» Objective: Exclude images, then output the remaining data verbatim.

» Material provided:
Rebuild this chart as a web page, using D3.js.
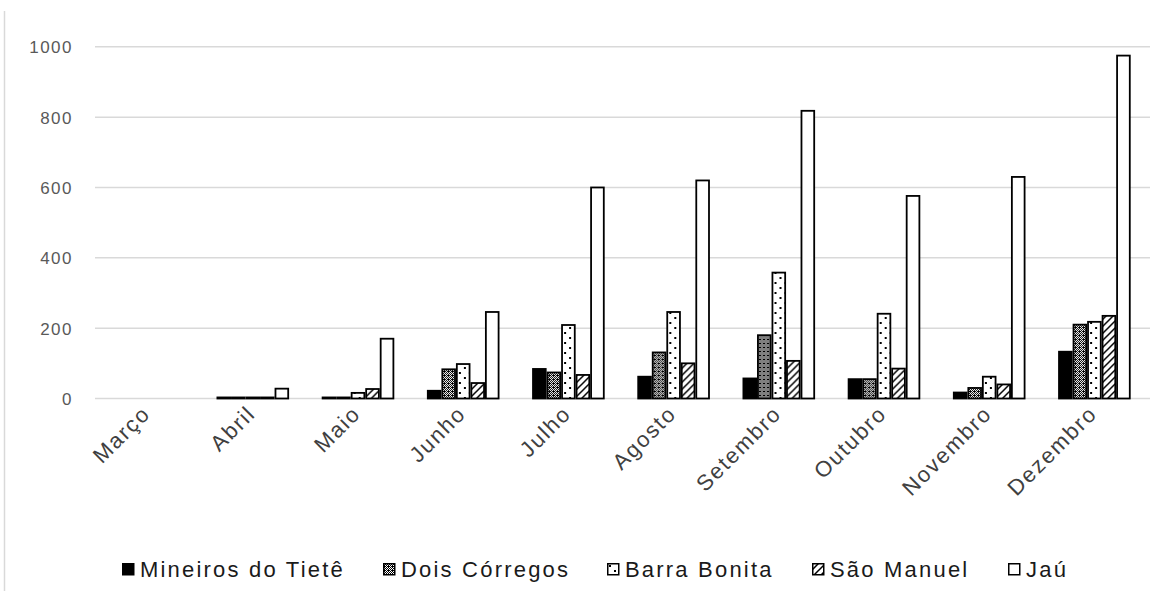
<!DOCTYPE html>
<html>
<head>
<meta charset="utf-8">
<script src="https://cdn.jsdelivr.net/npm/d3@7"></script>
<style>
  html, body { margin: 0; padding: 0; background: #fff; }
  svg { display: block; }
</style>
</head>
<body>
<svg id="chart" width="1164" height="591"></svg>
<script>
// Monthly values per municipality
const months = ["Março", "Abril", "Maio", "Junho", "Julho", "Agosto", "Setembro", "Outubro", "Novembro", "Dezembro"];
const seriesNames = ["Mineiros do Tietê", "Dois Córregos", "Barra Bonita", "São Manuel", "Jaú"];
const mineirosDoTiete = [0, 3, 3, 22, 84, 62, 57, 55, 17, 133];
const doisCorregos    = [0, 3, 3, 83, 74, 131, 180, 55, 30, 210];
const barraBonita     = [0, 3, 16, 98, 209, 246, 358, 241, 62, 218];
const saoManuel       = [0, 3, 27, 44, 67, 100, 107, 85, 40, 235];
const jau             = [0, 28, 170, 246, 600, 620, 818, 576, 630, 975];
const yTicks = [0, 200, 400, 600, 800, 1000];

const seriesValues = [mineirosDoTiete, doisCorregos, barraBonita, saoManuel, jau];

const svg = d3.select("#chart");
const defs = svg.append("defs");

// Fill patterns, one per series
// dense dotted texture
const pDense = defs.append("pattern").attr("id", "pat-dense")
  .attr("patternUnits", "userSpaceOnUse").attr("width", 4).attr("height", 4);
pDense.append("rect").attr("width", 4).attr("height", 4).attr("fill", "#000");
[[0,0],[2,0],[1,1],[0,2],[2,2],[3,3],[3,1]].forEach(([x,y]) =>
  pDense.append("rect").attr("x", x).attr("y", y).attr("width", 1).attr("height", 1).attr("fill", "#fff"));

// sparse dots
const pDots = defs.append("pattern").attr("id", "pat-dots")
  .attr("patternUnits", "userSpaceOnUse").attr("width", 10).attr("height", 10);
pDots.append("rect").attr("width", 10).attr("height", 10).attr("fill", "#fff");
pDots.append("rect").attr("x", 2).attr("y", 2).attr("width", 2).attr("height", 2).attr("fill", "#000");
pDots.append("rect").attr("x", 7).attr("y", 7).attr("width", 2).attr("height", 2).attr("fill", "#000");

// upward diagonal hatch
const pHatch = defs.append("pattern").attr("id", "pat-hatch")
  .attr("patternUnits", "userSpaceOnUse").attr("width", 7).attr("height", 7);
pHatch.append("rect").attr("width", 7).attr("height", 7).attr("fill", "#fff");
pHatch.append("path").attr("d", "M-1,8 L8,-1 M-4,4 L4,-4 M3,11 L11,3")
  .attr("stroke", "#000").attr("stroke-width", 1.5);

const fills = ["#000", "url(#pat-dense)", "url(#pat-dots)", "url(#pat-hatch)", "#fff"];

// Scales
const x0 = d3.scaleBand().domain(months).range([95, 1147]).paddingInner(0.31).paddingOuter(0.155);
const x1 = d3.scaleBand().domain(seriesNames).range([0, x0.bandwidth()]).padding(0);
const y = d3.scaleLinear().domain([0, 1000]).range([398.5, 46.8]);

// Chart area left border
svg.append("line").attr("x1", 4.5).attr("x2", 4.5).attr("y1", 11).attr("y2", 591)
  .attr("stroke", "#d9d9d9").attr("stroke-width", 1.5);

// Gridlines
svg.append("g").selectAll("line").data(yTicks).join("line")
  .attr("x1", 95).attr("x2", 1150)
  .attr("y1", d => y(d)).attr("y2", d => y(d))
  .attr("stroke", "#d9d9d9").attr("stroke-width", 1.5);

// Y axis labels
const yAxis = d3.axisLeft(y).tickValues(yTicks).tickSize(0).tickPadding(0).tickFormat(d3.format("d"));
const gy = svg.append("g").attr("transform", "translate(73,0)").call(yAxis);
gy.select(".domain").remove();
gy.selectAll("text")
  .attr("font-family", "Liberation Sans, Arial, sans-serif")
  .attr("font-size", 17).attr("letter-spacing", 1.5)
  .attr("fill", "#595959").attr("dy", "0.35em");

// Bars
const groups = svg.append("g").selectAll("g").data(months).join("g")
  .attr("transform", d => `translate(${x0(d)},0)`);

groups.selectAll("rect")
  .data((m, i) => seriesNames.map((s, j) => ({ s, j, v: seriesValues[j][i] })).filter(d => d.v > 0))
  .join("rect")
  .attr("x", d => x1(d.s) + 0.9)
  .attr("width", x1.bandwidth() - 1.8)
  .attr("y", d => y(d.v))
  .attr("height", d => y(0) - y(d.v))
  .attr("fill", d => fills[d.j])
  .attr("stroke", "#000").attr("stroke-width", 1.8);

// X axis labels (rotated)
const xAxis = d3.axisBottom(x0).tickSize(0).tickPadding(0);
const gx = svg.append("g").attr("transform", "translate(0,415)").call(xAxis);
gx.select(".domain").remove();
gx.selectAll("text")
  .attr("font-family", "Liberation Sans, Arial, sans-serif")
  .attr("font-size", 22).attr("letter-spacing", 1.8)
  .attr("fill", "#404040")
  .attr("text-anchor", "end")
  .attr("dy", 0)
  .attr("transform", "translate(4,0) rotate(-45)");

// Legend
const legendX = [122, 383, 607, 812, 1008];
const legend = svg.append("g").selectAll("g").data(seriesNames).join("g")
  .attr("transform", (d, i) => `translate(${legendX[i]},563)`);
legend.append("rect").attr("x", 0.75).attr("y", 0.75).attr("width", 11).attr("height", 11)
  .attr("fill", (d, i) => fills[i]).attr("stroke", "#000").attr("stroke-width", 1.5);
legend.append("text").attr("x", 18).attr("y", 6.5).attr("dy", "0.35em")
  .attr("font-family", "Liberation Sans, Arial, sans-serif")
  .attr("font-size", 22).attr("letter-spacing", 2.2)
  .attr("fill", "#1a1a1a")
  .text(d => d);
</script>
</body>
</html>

» Answer to this exercise:
Rebuild this chart as a web page, using D3.js.
<!DOCTYPE html>
<html>
<head>
<meta charset="utf-8">
<script src="https://cdn.jsdelivr.net/npm/d3@7"></script>
<style>
  html, body { margin: 0; padding: 0; background: #fff; }
  svg { display: block; }
</style>
</head>
<body>
<svg id="chart" width="1164" height="591"></svg>
<script>
// Monthly values per municipality
const months = ["Março", "Abril", "Maio", "Junho", "Julho", "Agosto", "Setembro", "Outubro", "Novembro", "Dezembro"];
const seriesNames = ["Mineiros do Tietê", "Dois Córregos", "Barra Bonita", "São Manuel", "Jaú"];
const mineirosDoTiete = [0, 3, 3, 22, 84, 62, 57, 55, 17, 133];
const doisCorregos    = [0, 3, 3, 83, 74, 131, 180, 55, 30, 210];
const barraBonita     = [0, 3, 16, 98, 209, 246, 358, 241, 62, 218];
const saoManuel       = [0, 3, 27, 44, 67, 100, 107, 85, 40, 235];
const jau             = [0, 28, 170, 246, 600, 620, 818, 576, 630, 975];
const yTicks = [0, 200, 400, 600, 800, 1000];

const seriesValues = [mineirosDoTiete, doisCorregos, barraBonita, saoManuel, jau];

const svg = d3.select("#chart");
const defs = svg.append("defs");

// Fill patterns, one per series
// dense dotted texture
const pDense = defs.append("pattern").attr("id", "pat-dense")
  .attr("patternUnits", "userSpaceOnUse").attr("width", 4).attr("height", 4);
pDense.append("rect").attr("width", 4).attr("height", 4).attr("fill", "#000");
[[0,0],[2,0],[1,1],[0,2],[2,2],[3,3],[3,1]].forEach(([x,y]) =>
  pDense.append("rect").attr("x", x).attr("y", y).attr("width", 1).attr("height", 1).attr("fill", "#fff"));

// sparse dots
const pDots = defs.append("pattern").attr("id", "pat-dots")
  .attr("patternUnits", "userSpaceOnUse").attr("width", 10).attr("height", 10);
pDots.append("rect").attr("width", 10).attr("height", 10).attr("fill", "#fff");
pDots.append("rect").attr("x", 2).attr("y", 2).attr("width", 2).attr("height", 2).attr("fill", "#000");
pDots.append("rect").attr("x", 7).attr("y", 7).attr("width", 2).attr("height", 2).attr("fill", "#000");

// upward diagonal hatch
const pHatch = defs.append("pattern").attr("id", "pat-hatch")
  .attr("patternUnits", "userSpaceOnUse").attr("width", 7).attr("height", 7);
pHatch.append("rect").attr("width", 7).attr("height", 7).attr("fill", "#fff");
pHatch.append("path").attr("d", "M-1,8 L8,-1 M-4,4 L4,-4 M3,11 L11,3")
  .attr("stroke", "#000").attr("stroke-width", 1.5);

const fills = ["#000", "url(#pat-dense)", "url(#pat-dots)", "url(#pat-hatch)", "#fff"];

// Scales
const x0 = d3.scaleBand().domain(months).range([95, 1147]).paddingInner(0.31).paddingOuter(0.155);
const x1 = d3.scaleBand().domain(seriesNames).range([0, x0.bandwidth()]).padding(0);
const y = d3.scaleLinear().domain([0, 1000]).range([398.5, 46.8]);

// Chart area left border
svg.append("line").attr("x1", 4.5).attr("x2", 4.5).attr("y1", 11).attr("y2", 591)
  .attr("stroke", "#d9d9d9").attr("stroke-width", 1.5);

// Gridlines
svg.append("g").selectAll("line").data(yTicks).join("line")
  .attr("x1", 95).attr("x2", 1150)
  .attr("y1", d => y(d)).attr("y2", d => y(d))
  .attr("stroke", "#d9d9d9").attr("stroke-width", 1.5);

// Y axis labels
const yAxis = d3.axisLeft(y).tickValues(yTicks).tickSize(0).tickPadding(0).tickFormat(d3.format("d"));
const gy = svg.append("g").attr("transform", "translate(73,0)").call(yAxis);
gy.select(".domain").remove();
gy.selectAll("text")
  .attr("font-family", "Liberation Sans, Arial, sans-serif")
  .attr("font-size", 17).attr("letter-spacing", 1.5)
  .attr("fill", "#595959").attr("dy", "0.35em");

// Bars
const groups = svg.append("g").selectAll("g").data(months).join("g")
  .attr("transform", d => `translate(${x0(d)},0)`);

groups.selectAll("rect")
  .data((m, i) => seriesNames.map((s, j) => ({ s, j, v: seriesValues[j][i] })).filter(d => d.v > 0))
  .join("rect")
  .attr("x", d => x1(d.s) + 0.9)
  .attr("width", x1.bandwidth() - 1.8)
  .attr("y", d => y(d.v))
  .attr("height", d => y(0) - y(d.v))
  .attr("fill", d => fills[d.j])
  .attr("stroke", "#000").attr("stroke-width", 1.8);

// X axis labels (rotated)
const xAxis = d3.axisBottom(x0).tickSize(0).tickPadding(0);
const gx = svg.append("g").attr("transform", "translate(0,415)").call(xAxis);
gx.select(".domain").remove();
gx.selectAll("text")
  .attr("font-family", "Liberation Sans, Arial, sans-serif")
  .attr("font-size", 22).attr("letter-spacing", 1.8)
  .attr("fill", "#404040")
  .attr("text-anchor", "end")
  .attr("dy", 0)
  .attr("transform", "translate(4,0) rotate(-45)");

// Legend
const legendX = [122, 383, 607, 812, 1008];
const legend = svg.append("g").selectAll("g").data(seriesNames).join("g")
  .attr("transform", (d, i) => `translate(${legendX[i]},563)`);
legend.append("rect").attr("x", 0.75).attr("y", 0.75).attr("width", 11).attr("height", 11)
  .attr("fill", (d, i) => fills[i]).attr("stroke", "#000").attr("stroke-width", 1.5);
legend.append("text").attr("x", 18).attr("y", 6.5).attr("dy", "0.35em")
  .attr("font-family", "Liberation Sans, Arial, sans-serif")
  .attr("font-size", 22).attr("letter-spacing", 2.2)
  .attr("fill", "#1a1a1a")
  .text(d => d);
</script>
</body>
</html>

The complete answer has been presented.